#### ENTRIES

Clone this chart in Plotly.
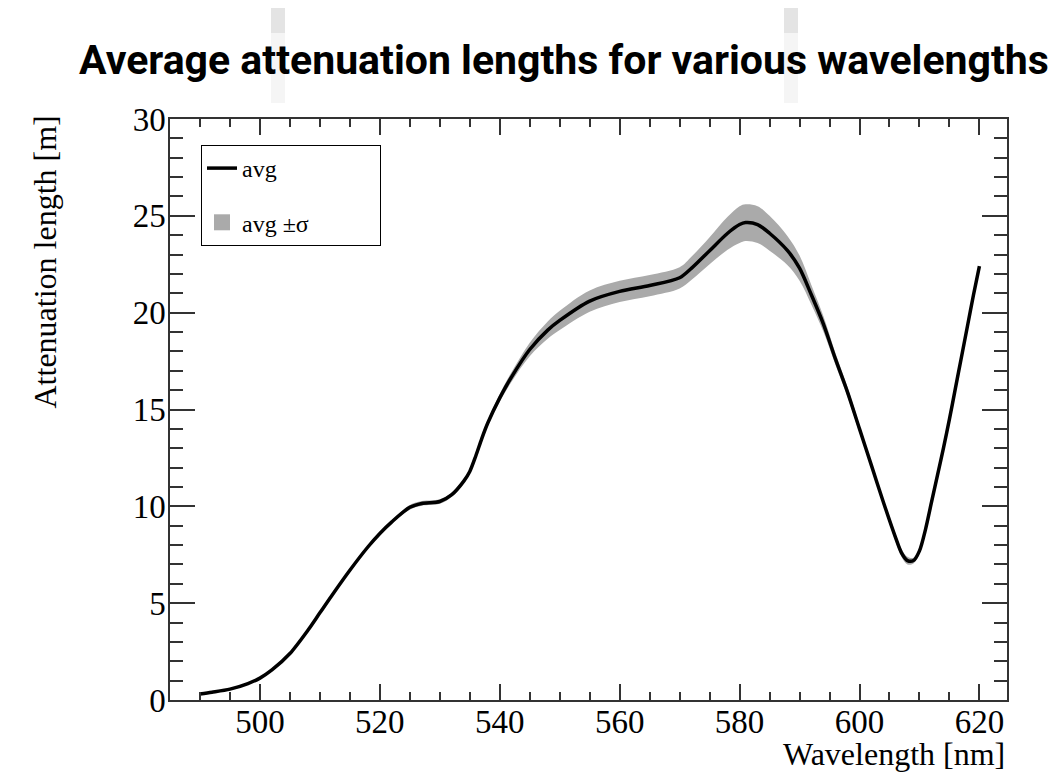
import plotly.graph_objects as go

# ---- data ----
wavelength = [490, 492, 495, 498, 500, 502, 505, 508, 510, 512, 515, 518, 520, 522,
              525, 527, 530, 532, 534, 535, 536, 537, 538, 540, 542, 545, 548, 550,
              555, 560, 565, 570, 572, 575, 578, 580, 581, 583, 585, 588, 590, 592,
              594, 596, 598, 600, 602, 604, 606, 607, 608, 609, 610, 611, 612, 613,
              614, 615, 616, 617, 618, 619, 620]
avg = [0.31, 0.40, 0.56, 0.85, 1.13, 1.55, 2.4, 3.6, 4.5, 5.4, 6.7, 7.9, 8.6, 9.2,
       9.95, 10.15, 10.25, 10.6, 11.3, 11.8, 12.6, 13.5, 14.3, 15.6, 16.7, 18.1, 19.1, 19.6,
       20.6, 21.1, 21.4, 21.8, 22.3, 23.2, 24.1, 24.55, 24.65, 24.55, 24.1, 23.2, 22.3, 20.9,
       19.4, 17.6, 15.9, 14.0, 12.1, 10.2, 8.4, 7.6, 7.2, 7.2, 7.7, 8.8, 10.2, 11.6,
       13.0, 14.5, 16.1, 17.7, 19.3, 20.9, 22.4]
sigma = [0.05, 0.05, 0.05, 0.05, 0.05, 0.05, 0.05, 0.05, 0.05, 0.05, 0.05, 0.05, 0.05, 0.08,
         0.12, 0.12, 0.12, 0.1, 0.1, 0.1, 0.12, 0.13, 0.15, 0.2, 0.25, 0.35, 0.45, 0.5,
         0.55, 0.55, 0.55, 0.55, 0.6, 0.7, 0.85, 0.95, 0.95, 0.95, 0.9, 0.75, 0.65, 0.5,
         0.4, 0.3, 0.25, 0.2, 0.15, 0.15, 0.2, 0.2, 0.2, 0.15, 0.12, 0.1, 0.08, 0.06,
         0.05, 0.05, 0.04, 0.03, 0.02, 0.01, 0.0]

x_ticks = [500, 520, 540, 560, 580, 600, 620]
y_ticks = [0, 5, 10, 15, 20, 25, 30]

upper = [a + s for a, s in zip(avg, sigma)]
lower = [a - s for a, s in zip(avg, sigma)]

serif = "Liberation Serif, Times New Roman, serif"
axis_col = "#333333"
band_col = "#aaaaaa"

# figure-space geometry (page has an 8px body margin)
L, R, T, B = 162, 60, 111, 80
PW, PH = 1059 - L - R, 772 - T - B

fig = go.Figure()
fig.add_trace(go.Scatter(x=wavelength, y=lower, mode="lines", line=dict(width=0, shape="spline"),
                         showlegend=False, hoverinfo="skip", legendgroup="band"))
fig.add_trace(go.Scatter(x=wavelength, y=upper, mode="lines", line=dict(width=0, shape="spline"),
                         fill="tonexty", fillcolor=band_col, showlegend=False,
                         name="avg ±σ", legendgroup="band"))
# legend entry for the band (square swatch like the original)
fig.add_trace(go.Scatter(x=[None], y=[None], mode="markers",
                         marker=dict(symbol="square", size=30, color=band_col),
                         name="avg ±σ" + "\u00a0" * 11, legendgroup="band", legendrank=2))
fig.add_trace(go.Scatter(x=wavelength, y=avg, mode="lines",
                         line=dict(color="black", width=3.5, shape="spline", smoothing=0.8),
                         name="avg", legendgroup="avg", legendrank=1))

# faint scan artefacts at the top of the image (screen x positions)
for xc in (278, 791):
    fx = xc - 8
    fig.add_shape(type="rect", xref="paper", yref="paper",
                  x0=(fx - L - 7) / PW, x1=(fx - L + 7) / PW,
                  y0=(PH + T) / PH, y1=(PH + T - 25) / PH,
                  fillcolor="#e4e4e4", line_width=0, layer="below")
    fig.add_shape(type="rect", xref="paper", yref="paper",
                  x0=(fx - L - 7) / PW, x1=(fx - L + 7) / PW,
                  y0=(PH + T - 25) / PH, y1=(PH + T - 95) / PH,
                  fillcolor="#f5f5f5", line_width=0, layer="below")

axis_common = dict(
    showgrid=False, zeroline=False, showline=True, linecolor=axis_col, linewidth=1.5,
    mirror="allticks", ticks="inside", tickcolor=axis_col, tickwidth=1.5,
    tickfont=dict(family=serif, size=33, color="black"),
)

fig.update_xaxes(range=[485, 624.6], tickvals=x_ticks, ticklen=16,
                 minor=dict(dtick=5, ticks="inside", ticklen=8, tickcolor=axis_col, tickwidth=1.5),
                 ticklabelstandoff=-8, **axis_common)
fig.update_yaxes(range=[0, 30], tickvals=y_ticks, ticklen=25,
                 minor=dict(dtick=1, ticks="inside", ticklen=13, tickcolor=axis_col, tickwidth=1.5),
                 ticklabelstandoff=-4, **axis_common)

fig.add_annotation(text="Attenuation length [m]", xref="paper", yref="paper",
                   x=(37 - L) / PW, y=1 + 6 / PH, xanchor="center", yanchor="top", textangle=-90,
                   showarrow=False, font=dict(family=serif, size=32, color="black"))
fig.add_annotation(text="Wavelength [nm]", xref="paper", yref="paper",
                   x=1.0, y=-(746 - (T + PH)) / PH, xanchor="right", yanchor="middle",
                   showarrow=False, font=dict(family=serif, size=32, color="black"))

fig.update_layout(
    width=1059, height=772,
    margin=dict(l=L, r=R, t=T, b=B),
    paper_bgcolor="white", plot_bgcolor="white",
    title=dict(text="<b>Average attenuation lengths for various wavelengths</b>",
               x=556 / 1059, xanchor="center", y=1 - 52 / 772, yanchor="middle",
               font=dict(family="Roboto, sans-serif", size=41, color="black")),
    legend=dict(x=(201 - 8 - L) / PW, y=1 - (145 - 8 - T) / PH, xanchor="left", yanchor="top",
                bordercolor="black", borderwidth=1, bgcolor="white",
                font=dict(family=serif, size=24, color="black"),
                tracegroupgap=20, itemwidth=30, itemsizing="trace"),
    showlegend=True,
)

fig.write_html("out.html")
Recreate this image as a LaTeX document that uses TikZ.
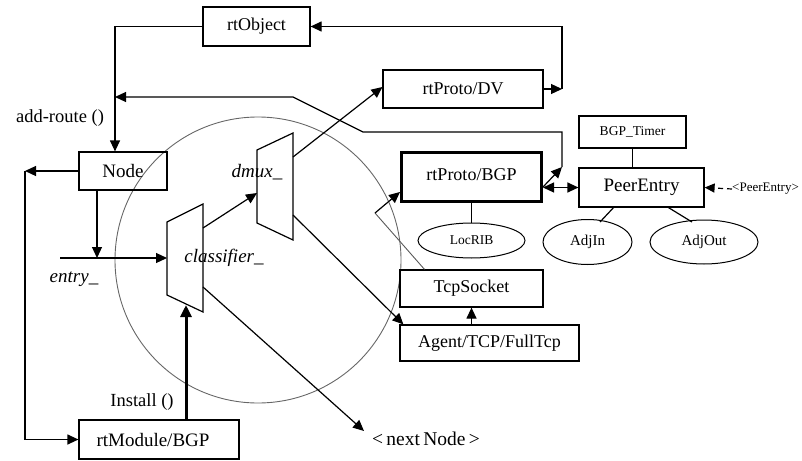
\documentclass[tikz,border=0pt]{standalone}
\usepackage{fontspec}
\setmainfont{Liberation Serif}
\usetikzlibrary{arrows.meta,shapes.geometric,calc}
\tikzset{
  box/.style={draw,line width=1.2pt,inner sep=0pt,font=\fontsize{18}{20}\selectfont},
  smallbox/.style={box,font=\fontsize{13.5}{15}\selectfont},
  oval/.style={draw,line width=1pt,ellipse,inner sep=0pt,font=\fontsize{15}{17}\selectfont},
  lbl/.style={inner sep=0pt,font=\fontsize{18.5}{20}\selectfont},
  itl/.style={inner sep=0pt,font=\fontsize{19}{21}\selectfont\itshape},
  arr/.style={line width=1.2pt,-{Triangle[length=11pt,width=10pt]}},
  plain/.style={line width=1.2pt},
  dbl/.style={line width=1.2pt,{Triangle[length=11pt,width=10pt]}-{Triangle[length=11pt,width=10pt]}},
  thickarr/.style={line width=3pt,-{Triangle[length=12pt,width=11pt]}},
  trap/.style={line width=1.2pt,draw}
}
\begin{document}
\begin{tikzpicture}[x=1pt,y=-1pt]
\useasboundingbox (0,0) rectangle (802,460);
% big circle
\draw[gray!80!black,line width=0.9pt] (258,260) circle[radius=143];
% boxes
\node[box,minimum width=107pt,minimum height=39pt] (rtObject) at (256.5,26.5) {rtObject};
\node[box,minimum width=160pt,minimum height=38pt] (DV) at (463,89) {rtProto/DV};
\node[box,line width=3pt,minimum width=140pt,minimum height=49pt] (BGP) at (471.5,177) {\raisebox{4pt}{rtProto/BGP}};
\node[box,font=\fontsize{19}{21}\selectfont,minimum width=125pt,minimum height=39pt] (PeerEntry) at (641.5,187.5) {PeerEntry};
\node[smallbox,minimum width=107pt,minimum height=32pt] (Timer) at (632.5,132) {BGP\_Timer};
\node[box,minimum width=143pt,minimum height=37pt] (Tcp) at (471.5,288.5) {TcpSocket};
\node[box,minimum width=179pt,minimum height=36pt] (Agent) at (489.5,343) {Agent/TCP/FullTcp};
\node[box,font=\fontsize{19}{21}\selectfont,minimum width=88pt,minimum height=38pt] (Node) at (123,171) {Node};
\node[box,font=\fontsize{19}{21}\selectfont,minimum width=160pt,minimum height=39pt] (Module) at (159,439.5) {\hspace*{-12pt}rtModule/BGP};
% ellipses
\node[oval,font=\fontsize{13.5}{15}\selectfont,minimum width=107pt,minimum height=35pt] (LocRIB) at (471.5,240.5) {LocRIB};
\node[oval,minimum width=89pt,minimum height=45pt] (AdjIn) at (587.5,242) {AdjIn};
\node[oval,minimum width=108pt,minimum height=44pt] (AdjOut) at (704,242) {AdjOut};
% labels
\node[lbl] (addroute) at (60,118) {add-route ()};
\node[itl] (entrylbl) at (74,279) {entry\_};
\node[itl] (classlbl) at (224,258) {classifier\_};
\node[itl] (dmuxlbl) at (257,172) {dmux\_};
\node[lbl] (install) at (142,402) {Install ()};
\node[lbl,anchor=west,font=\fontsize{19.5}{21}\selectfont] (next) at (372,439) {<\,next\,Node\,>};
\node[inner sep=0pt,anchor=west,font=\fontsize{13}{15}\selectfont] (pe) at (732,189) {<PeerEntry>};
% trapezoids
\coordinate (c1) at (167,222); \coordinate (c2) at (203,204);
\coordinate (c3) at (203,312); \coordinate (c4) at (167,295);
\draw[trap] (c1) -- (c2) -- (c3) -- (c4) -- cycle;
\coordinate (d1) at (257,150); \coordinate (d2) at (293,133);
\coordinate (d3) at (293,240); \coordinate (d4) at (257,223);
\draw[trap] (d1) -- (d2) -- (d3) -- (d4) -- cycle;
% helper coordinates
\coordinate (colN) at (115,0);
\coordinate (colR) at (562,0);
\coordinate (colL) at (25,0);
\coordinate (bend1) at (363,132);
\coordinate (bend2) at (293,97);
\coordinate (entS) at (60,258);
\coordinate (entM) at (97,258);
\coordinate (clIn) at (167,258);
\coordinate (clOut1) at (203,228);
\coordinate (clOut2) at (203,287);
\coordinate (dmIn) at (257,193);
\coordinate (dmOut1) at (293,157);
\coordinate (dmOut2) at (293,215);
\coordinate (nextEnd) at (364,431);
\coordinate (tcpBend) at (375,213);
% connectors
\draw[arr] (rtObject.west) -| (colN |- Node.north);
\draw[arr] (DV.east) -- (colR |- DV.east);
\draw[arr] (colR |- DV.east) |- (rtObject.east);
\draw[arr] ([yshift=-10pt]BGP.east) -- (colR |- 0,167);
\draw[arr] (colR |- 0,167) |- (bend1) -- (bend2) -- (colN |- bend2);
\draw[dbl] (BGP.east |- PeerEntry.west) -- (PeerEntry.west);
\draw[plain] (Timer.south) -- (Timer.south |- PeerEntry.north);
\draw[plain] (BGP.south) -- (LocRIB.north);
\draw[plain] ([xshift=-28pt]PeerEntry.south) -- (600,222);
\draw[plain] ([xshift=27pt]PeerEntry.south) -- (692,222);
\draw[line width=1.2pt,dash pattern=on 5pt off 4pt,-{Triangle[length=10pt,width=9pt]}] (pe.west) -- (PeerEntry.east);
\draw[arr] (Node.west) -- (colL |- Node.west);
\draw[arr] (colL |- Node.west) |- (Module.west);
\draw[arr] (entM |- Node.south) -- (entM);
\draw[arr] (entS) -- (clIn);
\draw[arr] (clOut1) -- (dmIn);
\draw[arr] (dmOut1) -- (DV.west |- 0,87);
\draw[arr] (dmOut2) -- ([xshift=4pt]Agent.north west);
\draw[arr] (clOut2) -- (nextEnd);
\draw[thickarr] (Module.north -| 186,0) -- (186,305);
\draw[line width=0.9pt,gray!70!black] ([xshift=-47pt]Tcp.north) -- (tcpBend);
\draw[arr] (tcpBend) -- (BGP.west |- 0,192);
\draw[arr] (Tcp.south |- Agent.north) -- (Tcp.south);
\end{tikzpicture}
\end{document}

#### TASK
Take the lines above from the top of the records through the one with "import plotly.graph_objects as go" and repeat them exactly, without any pictures.

#### SOLUTION TO THIS EXERCISE
Clone this chart in Plotly.
import plotly.graph_objects as go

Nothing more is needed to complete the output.